**What the task asks:**
All of the material should be reproduced exactly, with pictures left out.

##### Collected data #####

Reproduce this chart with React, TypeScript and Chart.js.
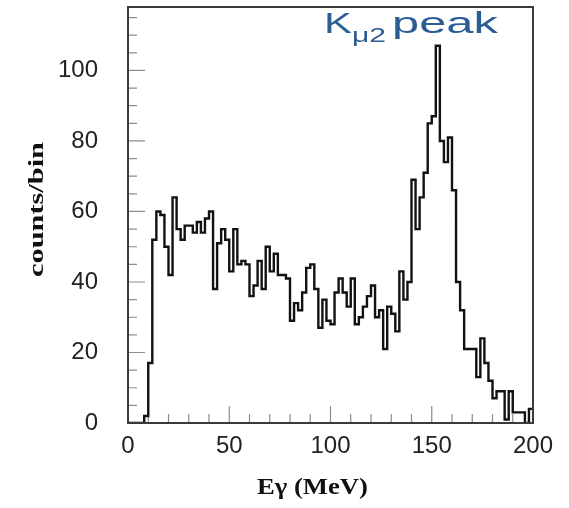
import React, { useEffect, useRef } from 'react';
import { Chart, registerables } from 'chart.js';

Chart.register(...registerables);

// ---- data ----
const BIN_START = 0;
const BIN_WIDTH = 2; // MeV per bin
const counts = [
  0, 0, 0, 0, 2, 17, 52, 60, 59, 50,
  42, 64, 55, 52, 56, 56, 54, 57, 54, 58,
  60, 38, 51, 55, 52, 43, 55, 45, 46, 45,
  36, 39, 46, 38, 50, 43, 48, 42, 42, 41,
  29, 34, 32, 37, 44, 45, 38, 27, 35, 29,
  28, 37, 41, 37, 33, 41, 28, 30, 33, 36,
  39, 30, 32, 21, 33, 31, 26, 43, 35, 40,
  69, 55, 64, 71, 85, 87, 107, 80, 74, 81,
  66, 40, 32, 21, 21, 21, 13, 24, 17, 12,
  7, 9, 9, 1, 9, 3, 3, 3, 0, 4,
];
const xTickLabels = [0, 50, 100, 150, 200];
const yTickLabels = [0, 20, 40, 60, 80, 100];
const xMinorStep = 10;
const yMinorStep = 5;
const xTitle = 'Eγ (MeV)';
const yTitle = 'counts/bin';
const noteMain = 'K';
const noteSub = 'μ2';
const noteTail = 'peak';

const X_MIN = 0;
const X_MAX = 200;
const Y_MIN = 0;
const Y_MAX = 118;

function drawScaledText(
  ctx: CanvasRenderingContext2D,
  text: string,
  x: number,
  y: number,
  font: string,
  targetWidth: number,
  align: CanvasTextAlign,
) {
  ctx.save();
  ctx.font = font;
  const w = ctx.measureText(text).width;
  const sx = targetWidth / w;
  ctx.translate(x, y);
  ctx.scale(sx, 1);
  ctx.textAlign = align;
  ctx.textBaseline = 'alphabetic';
  ctx.fillText(text, 0, 0);
  ctx.restore();
}

const decorPlugin = {
  id: 'decor',
  beforeDatasetsDraw(chart: any) {
    const { ctx, chartArea: a, scales } = chart;
    const xs = scales.x;
    const ys = scales.y;
    ctx.save();
    ctx.strokeStyle = '#8c8c8c';
    ctx.lineWidth = 1.2;
    ctx.beginPath();
    for (let v = X_MIN; v <= X_MAX; v += xMinorStep) {
      const px = xs.getPixelForValue(v);
      const len = v % 50 === 0 ? 17 : 9;
      ctx.moveTo(px, a.bottom);
      ctx.lineTo(px, a.bottom - len);
    }
    for (let v = Y_MIN; v <= Y_MAX; v += yMinorStep) {
      const py = ys.getPixelForValue(v);
      const len = v % 20 === 0 ? 17 : 9;
      ctx.moveTo(a.left, py);
      ctx.lineTo(a.left + len, py);
    }
    ctx.stroke();
    ctx.restore();
  },
  afterDatasetsDraw(chart: any) {
    const { ctx, chartArea: a } = chart;
    ctx.save();
    // frame
    ctx.strokeStyle = '#3a3a3a';
    ctx.lineWidth = 2;
    ctx.strokeRect(a.left, a.top, a.right - a.left, a.bottom - a.top);

    // axis titles
    ctx.fillStyle = '#111';
    drawScaledText(ctx, xTitle, 312.5, 494, 'bold 23px "Liberation Serif"', 111, 'center');

    ctx.save();
    ctx.translate(43, 209.5);
    ctx.rotate(-Math.PI / 2);
    drawScaledText(ctx, yTitle, 0, 0, 'bold 22px "Liberation Serif"', 135, 'center');
    ctx.restore();

    // annotation
    ctx.fillStyle = '#2b5c94';
    drawScaledText(ctx, noteMain, 324, 33, '30px "Liberation Sans"', 28, 'left');
    drawScaledText(ctx, noteSub, 352, 42, '20px "Liberation Sans"', 34, 'left');
    drawScaledText(ctx, noteTail, 392, 33, '30px "Liberation Sans"', 106, 'left');
    ctx.restore();
  },
};

export default function App() {
  const ref = useRef<HTMLCanvasElement | null>(null);

  useEffect(() => {
    if (!ref.current) return;
    const edges = counts.map((_, i) => BIN_START + i * BIN_WIDTH);
    const points = counts.map((c, i) => ({ x: edges[i], y: c }));
    points.push({ x: BIN_START + counts.length * BIN_WIDTH, y: counts[counts.length - 1] });

    const chart = new Chart(ref.current, {
      type: 'line',
      data: {
        datasets: [
          {
            data: points,
            stepped: 'before',
            borderColor: '#111',
            borderWidth: 2.4,
            pointRadius: 0,
            fill: false,
            borderJoinStyle: 'miter',
            borderCapStyle: 'butt',
          } as any,
        ],
      },
      options: {
        responsive: false,
        animation: false,
        layout: { padding: { left: 0, top: 7, right: 36, bottom: 0 } },
        plugins: {
          legend: { display: false },
          tooltip: { enabled: false },
        },
        scales: {
          x: {
            type: 'linear',
            min: X_MIN,
            max: X_MAX,
            grid: { display: false },
            border: { display: false },
            afterBuildTicks: (scale: any) => {
              scale.ticks = xTickLabels.map((v) => ({ value: v }));
            },
            afterFit: (scale: any) => {
              scale.height = 85;
              scale.paddingLeft = 0;
              scale.paddingRight = 0;
            },
            ticks: {
              autoSkip: false,
              maxRotation: 0,
              padding: 1,
              color: '#222',
              font: { family: '"Liberation Sans", Arial, sans-serif', size: 24 },
            },
          },
          y: {
            type: 'linear',
            min: Y_MIN,
            max: Y_MAX,
            grid: { display: false },
            border: { display: false },
            afterBuildTicks: (scale: any) => {
              scale.ticks = yTickLabels.map((v) => ({ value: v }));
            },
            afterFit: (scale: any) => {
              scale.width = 128;
              scale.paddingTop = 0;
              scale.paddingBottom = 0;
            },
            ticks: {
              autoSkip: false,
              padding: 22,
              color: '#222',
              font: { family: '"Liberation Sans", Arial, sans-serif', size: 24 },
            },
          },
        },
      },
      plugins: [decorPlugin],
    });
    return () => chart.destroy();
  }, []);

  return (
    <div style={{ position: 'fixed', left: 0, top: 0, width: 569, height: 508, background: '#fff' }}>
      <canvas ref={ref} width={569} height={508} style={{ display: 'block' }} />
    </div>
  );
}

#####

**Full output:**
Reproduce this chart with React, TypeScript and Chart.js.
import React, { useEffect, useRef } from 'react';
import { Chart, registerables } from 'chart.js';

Chart.register(...registerables);

// ---- data ----
const BIN_START = 0;
const BIN_WIDTH = 2; // MeV per bin
const counts = [
  0, 0, 0, 0, 2, 17, 52, 60, 59, 50,
  42, 64, 55, 52, 56, 56, 54, 57, 54, 58,
  60, 38, 51, 55, 52, 43, 55, 45, 46, 45,
  36, 39, 46, 38, 50, 43, 48, 42, 42, 41,
  29, 34, 32, 37, 44, 45, 38, 27, 35, 29,
  28, 37, 41, 37, 33, 41, 28, 30, 33, 36,
  39, 30, 32, 21, 33, 31, 26, 43, 35, 40,
  69, 55, 64, 71, 85, 87, 107, 80, 74, 81,
  66, 40, 32, 21, 21, 21, 13, 24, 17, 12,
  7, 9, 9, 1, 9, 3, 3, 3, 0, 4,
];
const xTickLabels = [0, 50, 100, 150, 200];
const yTickLabels = [0, 20, 40, 60, 80, 100];
const xMinorStep = 10;
const yMinorStep = 5;
const xTitle = 'Eγ (MeV)';
const yTitle = 'counts/bin';
const noteMain = 'K';
const noteSub = 'μ2';
const noteTail = 'peak';

const X_MIN = 0;
const X_MAX = 200;
const Y_MIN = 0;
const Y_MAX = 118;

function drawScaledText(
  ctx: CanvasRenderingContext2D,
  text: string,
  x: number,
  y: number,
  font: string,
  targetWidth: number,
  align: CanvasTextAlign,
) {
  ctx.save();
  ctx.font = font;
  const w = ctx.measureText(text).width;
  const sx = targetWidth / w;
  ctx.translate(x, y);
  ctx.scale(sx, 1);
  ctx.textAlign = align;
  ctx.textBaseline = 'alphabetic';
  ctx.fillText(text, 0, 0);
  ctx.restore();
}

const decorPlugin = {
  id: 'decor',
  beforeDatasetsDraw(chart: any) {
    const { ctx, chartArea: a, scales } = chart;
    const xs = scales.x;
    const ys = scales.y;
    ctx.save();
    ctx.strokeStyle = '#8c8c8c';
    ctx.lineWidth = 1.2;
    ctx.beginPath();
    for (let v = X_MIN; v <= X_MAX; v += xMinorStep) {
      const px = xs.getPixelForValue(v);
      const len = v % 50 === 0 ? 17 : 9;
      ctx.moveTo(px, a.bottom);
      ctx.lineTo(px, a.bottom - len);
    }
    for (let v = Y_MIN; v <= Y_MAX; v += yMinorStep) {
      const py = ys.getPixelForValue(v);
      const len = v % 20 === 0 ? 17 : 9;
      ctx.moveTo(a.left, py);
      ctx.lineTo(a.left + len, py);
    }
    ctx.stroke();
    ctx.restore();
  },
  afterDatasetsDraw(chart: any) {
    const { ctx, chartArea: a } = chart;
    ctx.save();
    // frame
    ctx.strokeStyle = '#3a3a3a';
    ctx.lineWidth = 2;
    ctx.strokeRect(a.left, a.top, a.right - a.left, a.bottom - a.top);

    // axis titles
    ctx.fillStyle = '#111';
    drawScaledText(ctx, xTitle, 312.5, 494, 'bold 23px "Liberation Serif"', 111, 'center');

    ctx.save();
    ctx.translate(43, 209.5);
    ctx.rotate(-Math.PI / 2);
    drawScaledText(ctx, yTitle, 0, 0, 'bold 22px "Liberation Serif"', 135, 'center');
    ctx.restore();

    // annotation
    ctx.fillStyle = '#2b5c94';
    drawScaledText(ctx, noteMain, 324, 33, '30px "Liberation Sans"', 28, 'left');
    drawScaledText(ctx, noteSub, 352, 42, '20px "Liberation Sans"', 34, 'left');
    drawScaledText(ctx, noteTail, 392, 33, '30px "Liberation Sans"', 106, 'left');
    ctx.restore();
  },
};

export default function App() {
  const ref = useRef<HTMLCanvasElement | null>(null);

  useEffect(() => {
    if (!ref.current) return;
    const edges = counts.map((_, i) => BIN_START + i * BIN_WIDTH);
    const points = counts.map((c, i) => ({ x: edges[i], y: c }));
    points.push({ x: BIN_START + counts.length * BIN_WIDTH, y: counts[counts.length - 1] });

    const chart = new Chart(ref.current, {
      type: 'line',
      data: {
        datasets: [
          {
            data: points,
            stepped: 'before',
            borderColor: '#111',
            borderWidth: 2.4,
            pointRadius: 0,
            fill: false,
            borderJoinStyle: 'miter',
            borderCapStyle: 'butt',
          } as any,
        ],
      },
      options: {
        responsive: false,
        animation: false,
        layout: { padding: { left: 0, top: 7, right: 36, bottom: 0 } },
        plugins: {
          legend: { display: false },
          tooltip: { enabled: false },
        },
        scales: {
          x: {
            type: 'linear',
            min: X_MIN,
            max: X_MAX,
            grid: { display: false },
            border: { display: false },
            afterBuildTicks: (scale: any) => {
              scale.ticks = xTickLabels.map((v) => ({ value: v }));
            },
            afterFit: (scale: any) => {
              scale.height = 85;
              scale.paddingLeft = 0;
              scale.paddingRight = 0;
            },
            ticks: {
              autoSkip: false,
              maxRotation: 0,
              padding: 1,
              color: '#222',
              font: { family: '"Liberation Sans", Arial, sans-serif', size: 24 },
            },
          },
          y: {
            type: 'linear',
            min: Y_MIN,
            max: Y_MAX,
            grid: { display: false },
            border: { display: false },
            afterBuildTicks: (scale: any) => {
              scale.ticks = yTickLabels.map((v) => ({ value: v }));
            },
            afterFit: (scale: any) => {
              scale.width = 128;
              scale.paddingTop = 0;
              scale.paddingBottom = 0;
            },
            ticks: {
              autoSkip: false,
              padding: 22,
              color: '#222',
              font: { family: '"Liberation Sans", Arial, sans-serif', size: 24 },
            },
          },
        },
      },
      plugins: [decorPlugin],
    });
    return () => chart.destroy();
  }, []);

  return (
    <div style={{ position: 'fixed', left: 0, top: 0, width: 569, height: 508, background: '#fff' }}>
      <canvas ref={ref} width={569} height={508} style={{ display: 'block' }} />
    </div>
  );
}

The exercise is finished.